WORK REQUIRED:
Begin the copy with the line that contains "Emit a Python" and end it with the line that contains "import plotly.graph_objects as go". Print these lines exactly and omit all pictures.

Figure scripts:
■ ■ ■ ■

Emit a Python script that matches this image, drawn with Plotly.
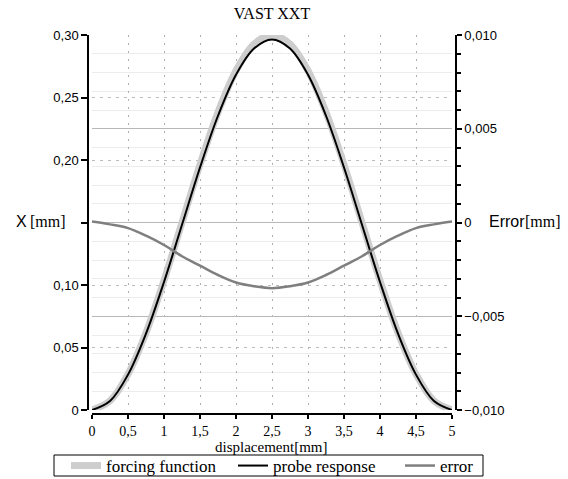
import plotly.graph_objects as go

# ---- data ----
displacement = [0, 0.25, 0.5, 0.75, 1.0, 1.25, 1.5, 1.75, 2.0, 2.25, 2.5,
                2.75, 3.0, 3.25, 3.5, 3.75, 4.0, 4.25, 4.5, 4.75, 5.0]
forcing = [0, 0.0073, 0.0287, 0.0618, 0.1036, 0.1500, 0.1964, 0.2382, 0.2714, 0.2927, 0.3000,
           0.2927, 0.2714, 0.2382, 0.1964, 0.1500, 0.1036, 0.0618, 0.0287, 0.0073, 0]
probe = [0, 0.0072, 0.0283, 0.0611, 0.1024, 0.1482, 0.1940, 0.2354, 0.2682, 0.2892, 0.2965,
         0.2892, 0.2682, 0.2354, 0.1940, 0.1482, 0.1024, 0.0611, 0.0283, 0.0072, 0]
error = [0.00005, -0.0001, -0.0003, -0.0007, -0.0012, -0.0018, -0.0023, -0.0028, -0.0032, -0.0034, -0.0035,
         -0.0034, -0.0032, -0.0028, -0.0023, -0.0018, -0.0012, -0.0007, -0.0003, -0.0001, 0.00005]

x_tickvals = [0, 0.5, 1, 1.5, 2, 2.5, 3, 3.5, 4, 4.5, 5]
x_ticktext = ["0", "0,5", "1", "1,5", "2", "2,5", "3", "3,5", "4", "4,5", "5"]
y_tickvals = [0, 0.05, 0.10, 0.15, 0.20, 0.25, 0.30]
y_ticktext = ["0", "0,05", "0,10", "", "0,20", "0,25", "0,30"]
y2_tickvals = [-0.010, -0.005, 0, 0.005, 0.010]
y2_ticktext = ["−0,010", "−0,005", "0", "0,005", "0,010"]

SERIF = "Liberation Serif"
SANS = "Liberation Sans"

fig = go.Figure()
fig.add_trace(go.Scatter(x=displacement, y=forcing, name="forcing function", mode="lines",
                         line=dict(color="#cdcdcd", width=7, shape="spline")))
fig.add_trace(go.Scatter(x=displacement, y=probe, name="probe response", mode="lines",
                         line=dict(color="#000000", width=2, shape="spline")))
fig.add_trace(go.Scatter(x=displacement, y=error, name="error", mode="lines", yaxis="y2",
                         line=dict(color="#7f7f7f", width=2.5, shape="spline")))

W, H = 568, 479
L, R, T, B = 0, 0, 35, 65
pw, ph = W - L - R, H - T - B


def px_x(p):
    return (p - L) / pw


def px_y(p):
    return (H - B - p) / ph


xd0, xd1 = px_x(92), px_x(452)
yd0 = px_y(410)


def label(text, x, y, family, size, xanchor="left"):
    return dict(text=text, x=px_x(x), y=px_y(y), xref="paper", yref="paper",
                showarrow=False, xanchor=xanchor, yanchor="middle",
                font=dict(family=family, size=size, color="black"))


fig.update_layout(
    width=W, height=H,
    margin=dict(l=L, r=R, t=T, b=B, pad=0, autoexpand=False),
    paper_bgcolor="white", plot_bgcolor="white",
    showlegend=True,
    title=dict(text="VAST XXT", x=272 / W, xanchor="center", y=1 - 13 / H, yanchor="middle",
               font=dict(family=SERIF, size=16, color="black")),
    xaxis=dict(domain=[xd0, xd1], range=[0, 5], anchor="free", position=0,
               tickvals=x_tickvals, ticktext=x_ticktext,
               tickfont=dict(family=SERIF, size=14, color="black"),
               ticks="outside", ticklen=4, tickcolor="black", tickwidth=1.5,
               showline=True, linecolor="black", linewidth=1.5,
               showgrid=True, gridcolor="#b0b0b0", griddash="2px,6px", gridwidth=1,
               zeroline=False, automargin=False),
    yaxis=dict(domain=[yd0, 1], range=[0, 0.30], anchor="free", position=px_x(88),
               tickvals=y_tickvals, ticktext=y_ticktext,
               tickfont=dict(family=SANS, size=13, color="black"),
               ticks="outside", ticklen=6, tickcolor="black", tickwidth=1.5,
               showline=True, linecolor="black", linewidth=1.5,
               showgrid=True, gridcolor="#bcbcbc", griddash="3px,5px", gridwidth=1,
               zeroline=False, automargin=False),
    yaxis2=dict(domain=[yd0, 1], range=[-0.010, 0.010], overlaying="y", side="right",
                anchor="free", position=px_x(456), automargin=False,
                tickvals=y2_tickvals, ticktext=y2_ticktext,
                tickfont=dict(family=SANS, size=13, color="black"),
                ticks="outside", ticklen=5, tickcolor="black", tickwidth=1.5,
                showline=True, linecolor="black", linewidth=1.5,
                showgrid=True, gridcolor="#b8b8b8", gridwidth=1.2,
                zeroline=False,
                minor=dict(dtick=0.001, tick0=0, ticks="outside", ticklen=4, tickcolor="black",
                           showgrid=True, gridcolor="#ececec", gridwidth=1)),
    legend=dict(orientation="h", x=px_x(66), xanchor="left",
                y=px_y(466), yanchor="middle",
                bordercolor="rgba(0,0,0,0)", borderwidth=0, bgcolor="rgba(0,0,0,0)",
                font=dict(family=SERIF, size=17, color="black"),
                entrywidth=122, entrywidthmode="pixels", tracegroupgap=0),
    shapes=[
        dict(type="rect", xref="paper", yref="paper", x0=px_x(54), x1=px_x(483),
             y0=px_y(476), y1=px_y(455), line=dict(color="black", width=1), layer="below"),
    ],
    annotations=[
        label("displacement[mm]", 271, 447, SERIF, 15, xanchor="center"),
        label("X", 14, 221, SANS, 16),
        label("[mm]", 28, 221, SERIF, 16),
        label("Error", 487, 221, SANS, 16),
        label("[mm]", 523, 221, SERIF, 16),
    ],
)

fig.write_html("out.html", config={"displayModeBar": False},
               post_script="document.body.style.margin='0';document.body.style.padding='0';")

■ ■ ■ ■

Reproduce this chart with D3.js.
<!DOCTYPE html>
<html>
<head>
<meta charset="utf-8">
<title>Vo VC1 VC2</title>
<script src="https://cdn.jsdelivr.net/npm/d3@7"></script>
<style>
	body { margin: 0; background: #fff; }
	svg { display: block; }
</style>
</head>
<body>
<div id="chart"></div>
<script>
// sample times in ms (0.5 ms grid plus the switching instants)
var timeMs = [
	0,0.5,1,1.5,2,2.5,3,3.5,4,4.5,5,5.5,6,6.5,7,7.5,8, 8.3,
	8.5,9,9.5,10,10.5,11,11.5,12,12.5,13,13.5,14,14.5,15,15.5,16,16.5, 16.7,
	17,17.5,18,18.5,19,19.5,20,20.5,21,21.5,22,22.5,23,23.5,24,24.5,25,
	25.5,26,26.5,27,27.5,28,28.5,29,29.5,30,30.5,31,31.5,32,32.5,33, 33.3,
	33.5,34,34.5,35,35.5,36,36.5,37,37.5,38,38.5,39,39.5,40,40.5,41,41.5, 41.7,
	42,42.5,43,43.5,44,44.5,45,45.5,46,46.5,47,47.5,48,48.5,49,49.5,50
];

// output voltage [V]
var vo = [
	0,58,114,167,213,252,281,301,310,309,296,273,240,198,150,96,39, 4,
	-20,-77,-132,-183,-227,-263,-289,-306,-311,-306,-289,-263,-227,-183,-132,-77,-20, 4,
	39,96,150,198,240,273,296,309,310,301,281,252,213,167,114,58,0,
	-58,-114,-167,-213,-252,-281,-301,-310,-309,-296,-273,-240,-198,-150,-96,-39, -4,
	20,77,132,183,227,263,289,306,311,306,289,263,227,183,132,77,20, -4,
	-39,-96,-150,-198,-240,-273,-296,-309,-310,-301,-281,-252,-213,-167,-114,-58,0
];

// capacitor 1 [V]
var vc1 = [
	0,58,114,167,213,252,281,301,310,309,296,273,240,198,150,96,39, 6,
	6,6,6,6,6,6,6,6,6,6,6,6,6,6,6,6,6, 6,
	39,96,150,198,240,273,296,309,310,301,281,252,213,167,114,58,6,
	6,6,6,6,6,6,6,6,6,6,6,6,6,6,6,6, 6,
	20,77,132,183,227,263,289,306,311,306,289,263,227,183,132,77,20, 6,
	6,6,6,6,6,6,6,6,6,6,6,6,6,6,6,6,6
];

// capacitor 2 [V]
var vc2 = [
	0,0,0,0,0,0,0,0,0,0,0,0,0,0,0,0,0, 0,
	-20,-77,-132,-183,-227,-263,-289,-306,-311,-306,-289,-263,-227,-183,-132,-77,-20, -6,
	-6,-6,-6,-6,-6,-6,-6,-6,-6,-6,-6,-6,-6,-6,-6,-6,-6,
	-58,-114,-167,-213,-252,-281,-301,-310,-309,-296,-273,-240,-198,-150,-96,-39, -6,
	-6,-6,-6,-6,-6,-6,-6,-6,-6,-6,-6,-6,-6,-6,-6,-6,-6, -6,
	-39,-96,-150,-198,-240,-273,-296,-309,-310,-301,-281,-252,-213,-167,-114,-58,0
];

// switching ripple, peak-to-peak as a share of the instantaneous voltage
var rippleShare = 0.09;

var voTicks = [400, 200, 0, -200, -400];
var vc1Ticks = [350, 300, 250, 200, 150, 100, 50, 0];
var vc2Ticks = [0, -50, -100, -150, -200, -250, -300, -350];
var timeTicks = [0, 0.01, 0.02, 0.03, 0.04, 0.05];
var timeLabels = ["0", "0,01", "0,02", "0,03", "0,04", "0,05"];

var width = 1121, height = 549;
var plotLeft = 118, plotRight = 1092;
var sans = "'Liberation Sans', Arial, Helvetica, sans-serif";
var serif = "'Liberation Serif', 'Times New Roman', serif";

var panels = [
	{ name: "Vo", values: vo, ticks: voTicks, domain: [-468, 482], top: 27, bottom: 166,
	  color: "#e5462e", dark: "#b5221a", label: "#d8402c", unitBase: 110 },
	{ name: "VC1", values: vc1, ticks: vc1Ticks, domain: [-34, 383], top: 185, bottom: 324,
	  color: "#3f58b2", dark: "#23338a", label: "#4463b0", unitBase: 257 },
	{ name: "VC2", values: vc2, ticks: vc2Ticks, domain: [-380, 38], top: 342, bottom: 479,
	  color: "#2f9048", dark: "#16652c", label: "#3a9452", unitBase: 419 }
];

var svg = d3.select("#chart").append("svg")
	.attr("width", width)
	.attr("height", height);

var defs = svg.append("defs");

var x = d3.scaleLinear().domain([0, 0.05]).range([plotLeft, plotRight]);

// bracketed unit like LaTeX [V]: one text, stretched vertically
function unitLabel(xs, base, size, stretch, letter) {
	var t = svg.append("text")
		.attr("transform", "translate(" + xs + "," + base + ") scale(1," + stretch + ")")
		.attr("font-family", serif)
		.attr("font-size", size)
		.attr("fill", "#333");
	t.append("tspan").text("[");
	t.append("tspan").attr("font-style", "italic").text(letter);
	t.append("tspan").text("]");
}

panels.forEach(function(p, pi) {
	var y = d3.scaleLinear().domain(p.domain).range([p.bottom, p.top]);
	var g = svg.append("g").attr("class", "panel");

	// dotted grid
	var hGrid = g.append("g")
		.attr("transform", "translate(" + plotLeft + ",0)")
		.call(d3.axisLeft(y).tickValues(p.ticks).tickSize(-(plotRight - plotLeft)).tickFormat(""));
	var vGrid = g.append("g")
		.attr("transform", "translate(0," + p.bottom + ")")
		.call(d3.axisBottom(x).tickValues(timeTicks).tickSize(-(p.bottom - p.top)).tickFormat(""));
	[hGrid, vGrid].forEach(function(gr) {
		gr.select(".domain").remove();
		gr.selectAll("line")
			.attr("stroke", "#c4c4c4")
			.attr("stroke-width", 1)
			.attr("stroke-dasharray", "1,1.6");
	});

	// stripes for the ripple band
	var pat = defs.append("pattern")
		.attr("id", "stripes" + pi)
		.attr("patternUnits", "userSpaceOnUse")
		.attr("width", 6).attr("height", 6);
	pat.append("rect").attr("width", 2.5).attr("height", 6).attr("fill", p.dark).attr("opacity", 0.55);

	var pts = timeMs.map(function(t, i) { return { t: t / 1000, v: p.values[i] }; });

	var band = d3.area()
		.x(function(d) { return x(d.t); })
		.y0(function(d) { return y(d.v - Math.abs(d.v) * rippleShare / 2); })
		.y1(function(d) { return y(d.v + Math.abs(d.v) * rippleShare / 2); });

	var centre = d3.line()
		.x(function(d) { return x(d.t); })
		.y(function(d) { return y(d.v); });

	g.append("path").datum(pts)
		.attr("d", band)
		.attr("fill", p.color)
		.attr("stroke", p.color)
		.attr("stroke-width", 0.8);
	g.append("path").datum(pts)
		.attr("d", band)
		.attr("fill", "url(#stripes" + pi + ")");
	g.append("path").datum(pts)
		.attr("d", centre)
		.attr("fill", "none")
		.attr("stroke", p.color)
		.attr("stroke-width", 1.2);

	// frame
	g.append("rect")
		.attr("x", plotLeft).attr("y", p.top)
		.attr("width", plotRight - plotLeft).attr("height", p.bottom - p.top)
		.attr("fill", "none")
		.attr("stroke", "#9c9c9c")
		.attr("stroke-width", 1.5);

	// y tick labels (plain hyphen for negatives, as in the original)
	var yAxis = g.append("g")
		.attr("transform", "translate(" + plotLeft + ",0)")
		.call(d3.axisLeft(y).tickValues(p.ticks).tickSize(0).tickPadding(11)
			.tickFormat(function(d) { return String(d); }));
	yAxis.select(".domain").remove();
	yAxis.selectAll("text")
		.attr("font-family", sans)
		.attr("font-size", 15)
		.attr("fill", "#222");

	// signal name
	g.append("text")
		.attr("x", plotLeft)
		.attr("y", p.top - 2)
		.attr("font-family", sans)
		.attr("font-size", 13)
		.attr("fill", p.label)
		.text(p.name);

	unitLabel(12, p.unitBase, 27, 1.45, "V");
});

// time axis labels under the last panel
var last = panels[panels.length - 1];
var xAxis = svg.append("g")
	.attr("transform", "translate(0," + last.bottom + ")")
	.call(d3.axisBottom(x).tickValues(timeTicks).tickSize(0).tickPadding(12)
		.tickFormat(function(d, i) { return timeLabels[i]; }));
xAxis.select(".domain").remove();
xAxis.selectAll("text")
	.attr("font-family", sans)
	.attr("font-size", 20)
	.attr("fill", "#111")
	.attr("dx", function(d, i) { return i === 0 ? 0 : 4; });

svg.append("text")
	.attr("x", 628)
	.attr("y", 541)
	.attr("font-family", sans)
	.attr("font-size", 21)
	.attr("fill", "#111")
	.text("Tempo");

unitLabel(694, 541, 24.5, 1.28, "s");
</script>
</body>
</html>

■ ■ ■ ■

COMPLETE RESPONSE:
Emit a Python script that matches this image, drawn with Plotly.
import plotly.graph_objects as go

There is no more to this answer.